Marcel S. Anduiza

Marcel S Anduiza, Professorial Lecturer

Marcel S. Anduiza

Professorial Lecturer

Part-time Faculty


Contact:

Office Phone: 202-421-3586

I’m a writer, historian, and foreign affairs analyst. Currently, I’m a Visiting Scholar and Adjunct Faculty at the Elliot School of International Affairs, George Washington University, focusing on a research project, "The Idea of North America and the Future of Continental Integration: Bringing Long-Term Strategy and History Back into the Debate." I also teach “Contemporary Issues of US-Mexico Relations” for the Latin American and Hemispheric Studies Program

Throughout my career, I have been able to combine experience in academia and public scholarship with practical experience in politics, international relations, and policymaking.

My three areas of research specialization are:

1) U.S.-Mexico relations, Latin American studies, Inter-American relations and geopolitics.

2) Urban and environmental history in Mexico and Latin America.

3) Studies of mobility, cities, and ecology in maritime spaces and port societies in the Pacific Basin.

I’m working on my book manuscript entitled, All Coasts One Bay: Acapulco, Mexico, and the Making of the American Pacific as well as on the Historia mínima del Pacífico mexicano, siglos XV-XXI (co-authored) for the collection "Historia mínima" of the Colegio de México. Among other publications, I have published a book chapter on tourism, “Acapulco y la historia social de su planificación. La caída de un puerto comercial y el surgimiento de una ciudad turística (1927-1945),” in México-Estados Unidos. Reflexiones históricas sobre el turismo y la cultura nacional, 1927-1945. I also have peer-reviewed book chapters on geography, ecology, geopolitics, and travelers for the Instituto de Investigaciones Históricas-UNAM.

I have collaborated on various projects in cultural diplomacy, public scholarship, and digital humanities, as well as on museum exhibits and oral history projects. Some of these projects have been published by the Hispanic Division of the Library of Congress and the Mexican Cultural Institute at the Mexican Embassy in DC. My work has also been published and featured in the Mexican media at Nexos, ADN40, and El Financiero-Bloomberg.

I hold a Ph.D. in Urban and Latin American History from the University of Chicago, a Master’s degree in Latin American and Caribbean Studies from Columbia University, and a B.A. in Modern History and Politics from the University of Oxford. My research has been supported by Mexico’s National Council for Science and Technology (CONACYT), the Division of Social Sciences at the University of Chicago, and the Andrew W. Mellon Foundation. I have been a fellow at the Center for Mexico-United States Studies at the University of California, San Diego, 2017-2018; and a Visiting Researcher at the Centro de Estudios Históricos, Colegio de México, 2019-2020.

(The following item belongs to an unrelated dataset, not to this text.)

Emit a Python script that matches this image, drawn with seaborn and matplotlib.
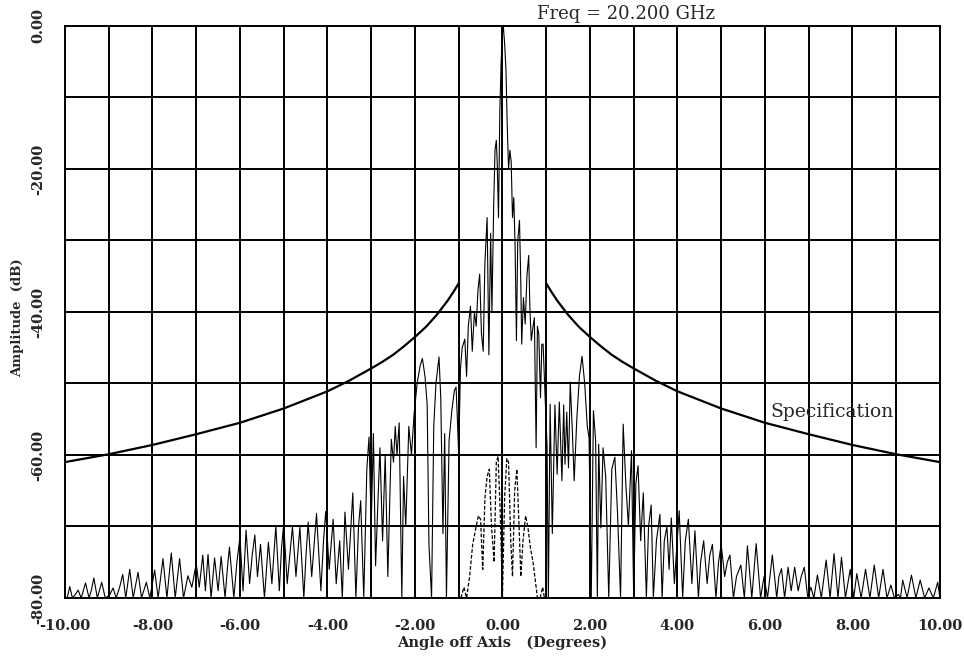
import seaborn as sns
import matplotlib.pyplot as plt
from matplotlib.ticker import MultipleLocator, FormatStrFormatter

far_left_deg = [-10.0, -9.95, -9.89, -9.83, -9.76, -9.7, -9.63, -9.53, -9.45, -9.4, -9.34, -9.26,
                -9.16, -9.08, -8.98, -8.9, -8.83, -8.75, -8.68, -8.61, -8.52, -8.44, -8.38, -8.33,
                -8.25, -8.14, -8.06, -7.95, -7.87, -7.76, -7.67, -7.57, -7.48, -7.38, -7.29, -7.19,
                -7.1, -7.0, -6.93, -6.85, -6.79, -6.73, -6.66, -6.58, -6.5, -6.43, -6.34, -6.29,
                -6.24, -6.14, -6.07, -6.0, -5.93, -5.86, -5.78, -5.72, -5.66, -5.6, -5.53, -5.44,
                -5.35, -5.27, -5.18, -5.1, -5.05, -5.0, -4.92, -4.86, -4.8, -4.72, -4.63, -4.54,
                -4.49, -4.44, -4.36, -4.25, -4.15, -4.09, -4.04, -3.96, -3.87, -3.8, -3.72, -3.66,
                -3.6, -3.52, -3.42, -3.35, -3.29, -3.24, -3.17]
far_left_db = [-80, -80, -78.4, -80, -79.5, -78.9, -80, -77.9, -80, -79, -77.2, -80,
               -77.8, -80, -79.6, -78.6, -80, -78.5, -76.7, -80, -76.0, -80, -78, -76.4,
               -80, -77.8, -80, -76.1, -80, -74.5, -80, -73.7, -80, -74.5, -80, -76.9,
               -78.5, -75.2, -78.5, -74.0, -79, -73.9, -80, -74.4, -79, -74.2, -80, -76,
               -72.9, -80, -75, -71.5, -79, -70.5, -78, -74, -71.2, -77, -72.5, -80,
               -72.2, -78, -69.9, -79, -73, -69.6, -78, -74, -70.0, -77, -70.1, -80,
               -74, -69.4, -77, -68.2, -79, -72, -67.9, -76, -69.0, -78, -72, -80,
               -68.0, -76, -65.3, -80, -70, -66.4, -80]

center_deg = [-3.1, -3.05, -3.0, -2.95, -2.9, -2.8, -2.74, -2.68, -2.62, -2.54, -2.49, -2.45,
              -2.41, -2.36, -2.3, -2.26, -2.21, -2.14, -2.08, -2.02, -1.95, -1.88, -1.83, -1.77,
              -1.72, -1.68, -1.62, -1.57, -1.52, -1.45, -1.41, -1.36, -1.32, -1.28, -1.22, -1.16,
              -1.1, -1.06, -1.03,
              -1.0, -0.96, -0.92, -0.86, -0.82, -0.78, -0.73, -0.69, -0.64, -0.6, -0.56, -0.52,
              -0.48, -0.44, -0.4, -0.35, -0.31, -0.27, -0.24, -0.2, -0.17, -0.14, -0.12, -0.09,
              -0.06, -0.03, 0.0, 0.02, 0.05, 0.08, 0.11, 0.14, 0.17, 0.2, 0.23, 0.26,
              0.29, 0.32, 0.35, 0.39, 0.42, 0.44, 0.48, 0.52, 0.56, 0.6, 0.63, 0.66,
              0.7, 0.73, 0.77, 0.8, 0.83, 0.87, 0.9, 0.93, 0.97, 1.02,
              1.05, 1.09, 1.14, 1.2, 1.25, 1.3, 1.36, 1.4, 1.43, 1.47, 1.51,
              1.55, 1.6, 1.64, 1.7, 1.76, 1.82, 1.88, 1.94, 1.98, 2.03, 2.08, 2.13,
              2.17, 2.2, 2.25, 2.3, 2.36, 2.43, 2.5, 2.57, 2.63, 2.7, 2.76, 2.82,
              2.88, 2.95, 3.0, 3.05, 3.1]
center_db = [-62, -57.5, -70, -57.0, -75.5, -59.0, -72, -60.0, -77, -57.8, -61, -56.0,
             -60, -55.5, -80, -63, -70, -56, -60, -54.3, -50, -47.5, -46.5, -49,
             -53, -72.5, -80, -56, -50, -46.3, -52, -71, -57, -80, -58, -54,
             -51, -50.5, -55,
             -60, -48, -45, -43.8, -49, -42, -39.2, -45.5, -40, -42, -37, -34.7,
             -43, -45.5, -33, -26.8, -46, -29, -40, -25, -17.4, -16, -19, -26.8,
             -12, -5, -1.0, 0, -2.5, -6, -14, -20, -17.4, -19, -26.8, -24,
             -31, -44, -30, -27.2, -36, -44.5, -38, -41.7, -35, -32.1, -40, -44,
             -42, -40.8, -59, -42, -43.1, -52, -44.5, -44.5, -51, -58.7,
             -80, -52.9, -71, -53, -62.7, -52.6, -63.6, -53, -61.3, -54, -61.8,
             -49.8, -57, -63.6, -55, -49, -46.2, -50, -56, -57.6, -80, -53.8, -58,
             -80, -58.5, -70.2, -59.0, -63, -80, -62, -60.3, -68, -80, -55.7, -64,
             -70, -59.4, -80, -64, -61.5]

far_right_deg = [3.16, 3.22, 3.29, 3.34, 3.4, 3.45, 3.52, 3.6, 3.65, 3.7, 3.76, 3.81,
                 3.86, 3.93, 4.04, 4.12, 4.18, 4.25, 4.33, 4.4, 4.48, 4.53, 4.6, 4.68,
                 4.74, 4.8, 4.88, 4.94, 5.0, 5.08, 5.14, 5.2, 5.28, 5.35, 5.45, 5.53,
                 5.6, 5.7, 5.8, 5.9, 5.98, 6.06, 6.17, 6.27, 6.32, 6.38, 6.45, 6.53,
                 6.6, 6.68, 6.76, 6.83, 6.9, 6.98, 7.05, 7.12, 7.2, 7.29, 7.4, 7.49,
                 7.58, 7.67, 7.75, 7.84, 7.95, 8.03, 8.1, 8.2, 8.3, 8.4, 8.5, 8.6,
                 8.7, 8.79, 8.88, 8.96, 9.05, 9.1, 9.15, 9.25, 9.35, 9.45, 9.55, 9.65,
                 9.75, 9.85, 9.95, 10.0]
far_right_db = [-72, -65.3, -80, -70, -67.0, -80, -72, -68.3, -80, -72, -70, -76,
                -68.8, -78, -67.8, -80, -72, -69.0, -78, -70.6, -80, -75, -72.0, -78,
                -74, -72.5, -80, -75, -72.5, -77, -75, -74.0, -80, -77, -75.4, -80,
                -72.7, -80, -72.4, -80, -77, -80, -74.0, -80, -77, -75.9, -80, -75.7,
                -79, -75.7, -79, -77, -75.7, -80, -78.5, -80, -76.8, -80, -74.7, -80,
                -73.8, -80, -74.3, -80, -76.0, -80, -76.6, -80, -76.0, -80, -75.4, -80,
                -76.0, -80, -78.2, -80, -79.5, -80, -77.5, -80, -76.8, -80, -77.5, -80,
                -78.6, -80, -77.8, -80]

# Cross-polar pattern (dashed), near boresight only
xpol_deg = [-0.95, -0.88, -0.82, -0.75, -0.68, -0.6, -0.55, -0.5, -0.45, -0.4, -0.35, -0.3,
            -0.25, -0.19, -0.14, -0.1, -0.05, 0.0, 0.05, 0.1, 0.14, 0.19, 0.23, 0.28,
            0.33, 0.38, 0.42, 0.47, 0.53, 0.58, 0.64, 0.7, 0.75, 0.8, 0.86, 0.92, 0.96]
xpol_db = [-80, -78.5, -80, -77, -72.5, -70, -68.5, -69, -76, -66, -63, -62,
           -70, -75, -61, -60.2, -68, -80, -66, -60.5, -61, -72, -77, -65,
           -62, -70, -77, -72, -68.5, -70, -73, -75, -77.5, -80, -80, -78.5, -80]

# Specification envelope (one side, mirrored)
spec_deg = [1.0, 1.1, 1.25, 1.5, 1.75, 2.0, 2.25, 2.5, 2.75, 3.0, 3.5, 4.0,
            4.5, 5.0, 5.5, 6.0, 7.0, 8.0, 9.0, 10.0]
spec_db = [-36.0, -37.0, -38.4, -40.4, -42.1, -43.5, -44.8, -46.0, -47.0, -47.9, -49.6, -51.1,
           -52.3, -53.5, -54.5, -55.5, -57.1, -58.6, -59.9, -61.0]

pattern_deg = far_left_deg + center_deg + far_right_deg
pattern_db = far_left_db + center_db + far_right_db

sns.set_style("white")
plt.rcParams['font.family'] = ['DejaVu Serif']

fig = plt.figure(figsize=(9.64, 6.6), dpi=100)
ax = fig.add_axes([0.0674, 0.094, 0.9076, 0.8667])

sns.lineplot(x=pattern_deg, y=pattern_db, sort=False, estimator=None,
             color='black', lw=0.8, ax=ax)
sns.lineplot(x=xpol_deg, y=xpol_db, sort=False, estimator=None,
             color='black', lw=0.9, linestyle=(0, (3, 1.5)), ax=ax)
sns.lineplot(x=spec_deg, y=spec_db, sort=False, estimator=None,
             color='black', lw=1.6, ax=ax)
sns.lineplot(x=[-d for d in spec_deg], y=spec_db, sort=False, estimator=None,
             color='black', lw=1.6, ax=ax)

ax.set_xlim(-10, 10)
ax.set_ylim(-80, 0)
ax.xaxis.set_major_locator(MultipleLocator(2))
ax.xaxis.set_minor_locator(MultipleLocator(1))
ax.yaxis.set_major_locator(MultipleLocator(20))
ax.yaxis.set_minor_locator(MultipleLocator(10))
ax.xaxis.set_major_formatter(FormatStrFormatter('%.2f'))
ax.yaxis.set_major_formatter(FormatStrFormatter('%.2f'))
ax.grid(which='both', color='black', lw=1.4)
ax.set_axisbelow(True)

for s in ax.spines.values():
    s.set_color('black')
    s.set_linewidth(1.4)

ax.tick_params(axis='x', which='major', direction='out', length=6, width=1.4, pad=9,
               labelsize=10.5)
ax.tick_params(axis='y', which='major', direction='out', length=12, width=1.4, pad=2,
               labelsize=10.5)
ax.tick_params(which='minor', length=0)
for lab in ax.get_xticklabels():
    lab.set_fontweight('bold')
for lab in ax.get_yticklabels():
    lab.set_fontweight('bold')
    lab.set_rotation(90)
    lab.set_va('center')

ax.set_xlabel('Angle off Axis   (Degrees)', fontsize=10.5, fontweight='bold', labelpad=2)
ax.set_ylabel('Amplitude  (dB)', fontsize=9.5, fontweight='bold')
ax.yaxis.set_label_coords(-0.047, 0.49)

ax.text(6.13, -54, 'Specification', fontsize=13.5, ha='left', va='center')
ax.text(0.54, 1.006, 'Freq = 20.200 GHz', transform=ax.transAxes, fontsize=13,
        ha='left', va='bottom')

fig.savefig('out.png', dpi=100)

From 2018-2019, I served as Congressional Affairs Liaison at the Federal Government’s Secretaría de Economía, and from 2021-2022 as First Secretary and cultural attaché for a yearlong commission in public diplomacy and the history of Inter-American Relations at the Mexican Cultural Institute of the Mexican Embassy in the United States, Washington, D.C.

I was born in Mexico City and proudly raised by an LGBTQ+ family of academics and literature professors from the Universidad Nacional Autónoma de México. I live in Washington D.C. with my Colombian-Mexican family.